■ YOUR OBJECTIVE
Give a verbatim copy of the lines below, minus the pictures.

■ GIVEN DATA

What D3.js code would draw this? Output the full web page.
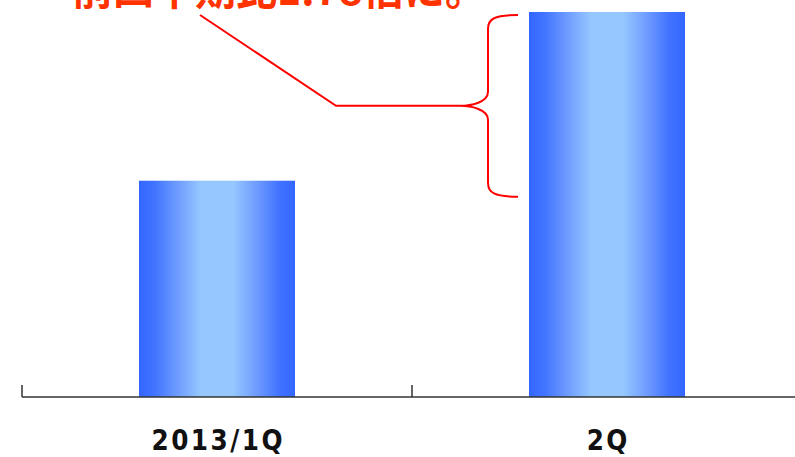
<!DOCTYPE html>
<html><head><meta charset="utf-8">
<script src="https://cdn.jsdelivr.net/npm/d3@7"></script>
<style>html,body{margin:0;padding:0;background:#fff;overflow:hidden}</style>
</head><body>
<svg id="c" width="795" height="457"></svg>
<script>
const categories = ["2013/1Q", "2Q"];
const values = [1.00, 1.78];
const annotation = "前四半期比1.78倍に。";

const svg = d3.select("#c");
const W = 795, H = 457;
const x0 = 22, bandW = 390, baseY = 397, topY = 12;

const x = d3.scaleBand().domain(categories).range([x0, x0 + bandW * categories.length]).paddingInner(0).paddingOuter(0);
const y = d3.scaleLinear().domain([0, d3.max(values)]).range([baseY, topY]);

const defs = svg.append("defs");
const g = defs.append("linearGradient").attr("id", "bg").attr("x1", "0%").attr("x2", "100%").attr("y1", "0%").attr("y2", "0%");
[[0, "#3366ff"], [0.1, "#4174ff"], [0.25, "#6f9dff"], [0.4, "#96c8ff"], [0.6, "#96c8ff"], [0.75, "#709dff"], [0.9, "#4172ff"], [1, "#3366ff"]]
  .forEach(([o, c]) => g.append("stop").attr("offset", o).attr("stop-color", c));

const barW = x.bandwidth() * 0.4;
svg.selectAll("rect.bar").data(categories).enter().append("rect")
  .attr("class", "bar")
  .attr("x", d => x(d) + (x.bandwidth() - barW) / 2)
  .attr("width", barW)
  .attr("y", (d, i) => y(values[i]))
  .attr("height", (d, i) => y(0) - y(values[i]))
  .attr("fill", "url(#bg)");

// axis
const axis = d3.axisBottom(x).tickSize(0).tickFormat("");
const ax = svg.append("g").attr("transform", `translate(0,${baseY})`).call(axis);
ax.select(".domain").remove();
svg.append("line").attr("x1", x0).attr("x2", W).attr("y1", baseY).attr("y2", baseY)
  .attr("stroke", "#333").attr("stroke-width", 1.5);
categories.forEach(c => {
  svg.append("line").attr("x1", x(c)).attr("x2", x(c)).attr("y1", baseY - 12).attr("y2", baseY)
    .attr("stroke", "#333").attr("stroke-width", 1.5);
});
const ls = 2.5;
svg.selectAll("text.lab").data(categories).enter().append("text")
  .attr("class", "lab")
  .attr("x", d => x(d) + x.bandwidth() / 2 + ls / 2)
  .attr("y", 450)
  .attr("text-anchor", "middle")
  .attr("font-family", "'DejaVu Sans Condensed', 'DejaVu Sans', sans-serif")
  .attr("font-weight", "bold")
  .attr("font-size", 27.5)
  .attr("letter-spacing", ls)
  .attr("fill", "#111")
  .text(d => d);

// bracket annotation
const bTop = y(values[1]) + 3, bBot = y(values[0]) + 16, bMid = (bTop + bBot) / 2;
const bx = 518, vx = 488, tx = 460, r = 14;
const p = d3.path();
p.moveTo(bx, bTop);
p.bezierCurveTo(vx + 6, bTop, vx, bTop + 4, vx, bTop + r);
p.lineTo(vx, bMid - r);
p.bezierCurveTo(vx, bMid - 3, tx + 10, bMid, tx, bMid);
p.bezierCurveTo(tx + 10, bMid, vx, bMid + 3, vx, bMid + r);
p.lineTo(vx, bBot - r);
p.bezierCurveTo(vx, bBot - 4, vx + 6, bBot, bx, bBot);
svg.append("path").attr("d", p.toString()).attr("fill", "none").attr("stroke", "#ff0000").attr("stroke-width", 2);

svg.append("polyline").attr("points", `200,15 336,${bMid} ${tx},${bMid}`)
  .attr("fill", "none").attr("stroke", "#ff0000").attr("stroke-width", 2);

svg.append("text").attr("x", 72).attr("y", 5)
  .attr("font-family", "'Noto Sans CJK JP', sans-serif")
  .attr("font-weight", "bold").attr("font-size", 42)
  .attr("fill", "#ff3300")
  .attr("textLength", 414).attr("lengthAdjust", "spacingAndGlyphs")
  .text(annotation);
</script>
</body></html>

■ RIGHT ANSWER
What D3.js code would draw this? Output the full web page.
<!DOCTYPE html>
<html><head><meta charset="utf-8">
<script src="https://cdn.jsdelivr.net/npm/d3@7"></script>
<style>html,body{margin:0;padding:0;background:#fff;overflow:hidden}</style>
</head><body>
<svg id="c" width="795" height="457"></svg>
<script>
const categories = ["2013/1Q", "2Q"];
const values = [1.00, 1.78];
const annotation = "前四半期比1.78倍に。";

const svg = d3.select("#c");
const W = 795, H = 457;
const x0 = 22, bandW = 390, baseY = 397, topY = 12;

const x = d3.scaleBand().domain(categories).range([x0, x0 + bandW * categories.length]).paddingInner(0).paddingOuter(0);
const y = d3.scaleLinear().domain([0, d3.max(values)]).range([baseY, topY]);

const defs = svg.append("defs");
const g = defs.append("linearGradient").attr("id", "bg").attr("x1", "0%").attr("x2", "100%").attr("y1", "0%").attr("y2", "0%");
[[0, "#3366ff"], [0.1, "#4174ff"], [0.25, "#6f9dff"], [0.4, "#96c8ff"], [0.6, "#96c8ff"], [0.75, "#709dff"], [0.9, "#4172ff"], [1, "#3366ff"]]
  .forEach(([o, c]) => g.append("stop").attr("offset", o).attr("stop-color", c));

const barW = x.bandwidth() * 0.4;
svg.selectAll("rect.bar").data(categories).enter().append("rect")
  .attr("class", "bar")
  .attr("x", d => x(d) + (x.bandwidth() - barW) / 2)
  .attr("width", barW)
  .attr("y", (d, i) => y(values[i]))
  .attr("height", (d, i) => y(0) - y(values[i]))
  .attr("fill", "url(#bg)");

// axis
const axis = d3.axisBottom(x).tickSize(0).tickFormat("");
const ax = svg.append("g").attr("transform", `translate(0,${baseY})`).call(axis);
ax.select(".domain").remove();
svg.append("line").attr("x1", x0).attr("x2", W).attr("y1", baseY).attr("y2", baseY)
  .attr("stroke", "#333").attr("stroke-width", 1.5);
categories.forEach(c => {
  svg.append("line").attr("x1", x(c)).attr("x2", x(c)).attr("y1", baseY - 12).attr("y2", baseY)
    .attr("stroke", "#333").attr("stroke-width", 1.5);
});
const ls = 2.5;
svg.selectAll("text.lab").data(categories).enter().append("text")
  .attr("class", "lab")
  .attr("x", d => x(d) + x.bandwidth() / 2 + ls / 2)
  .attr("y", 450)
  .attr("text-anchor", "middle")
  .attr("font-family", "'DejaVu Sans Condensed', 'DejaVu Sans', sans-serif")
  .attr("font-weight", "bold")
  .attr("font-size", 27.5)
  .attr("letter-spacing", ls)
  .attr("fill", "#111")
  .text(d => d);

// bracket annotation
const bTop = y(values[1]) + 3, bBot = y(values[0]) + 16, bMid = (bTop + bBot) / 2;
const bx = 518, vx = 488, tx = 460, r = 14;
const p = d3.path();
p.moveTo(bx, bTop);
p.bezierCurveTo(vx + 6, bTop, vx, bTop + 4, vx, bTop + r);
p.lineTo(vx, bMid - r);
p.bezierCurveTo(vx, bMid - 3, tx + 10, bMid, tx, bMid);
p.bezierCurveTo(tx + 10, bMid, vx, bMid + 3, vx, bMid + r);
p.lineTo(vx, bBot - r);
p.bezierCurveTo(vx, bBot - 4, vx + 6, bBot, bx, bBot);
svg.append("path").attr("d", p.toString()).attr("fill", "none").attr("stroke", "#ff0000").attr("stroke-width", 2);

svg.append("polyline").attr("points", `200,15 336,${bMid} ${tx},${bMid}`)
  .attr("fill", "none").attr("stroke", "#ff0000").attr("stroke-width", 2);

svg.append("text").attr("x", 72).attr("y", 5)
  .attr("font-family", "'Noto Sans CJK JP', sans-serif")
  .attr("font-weight", "bold").attr("font-size", 42)
  .attr("fill", "#ff3300")
  .attr("textLength", 414).attr("lengthAdjust", "spacingAndGlyphs")
  .text(annotation);
</script>
</body></html>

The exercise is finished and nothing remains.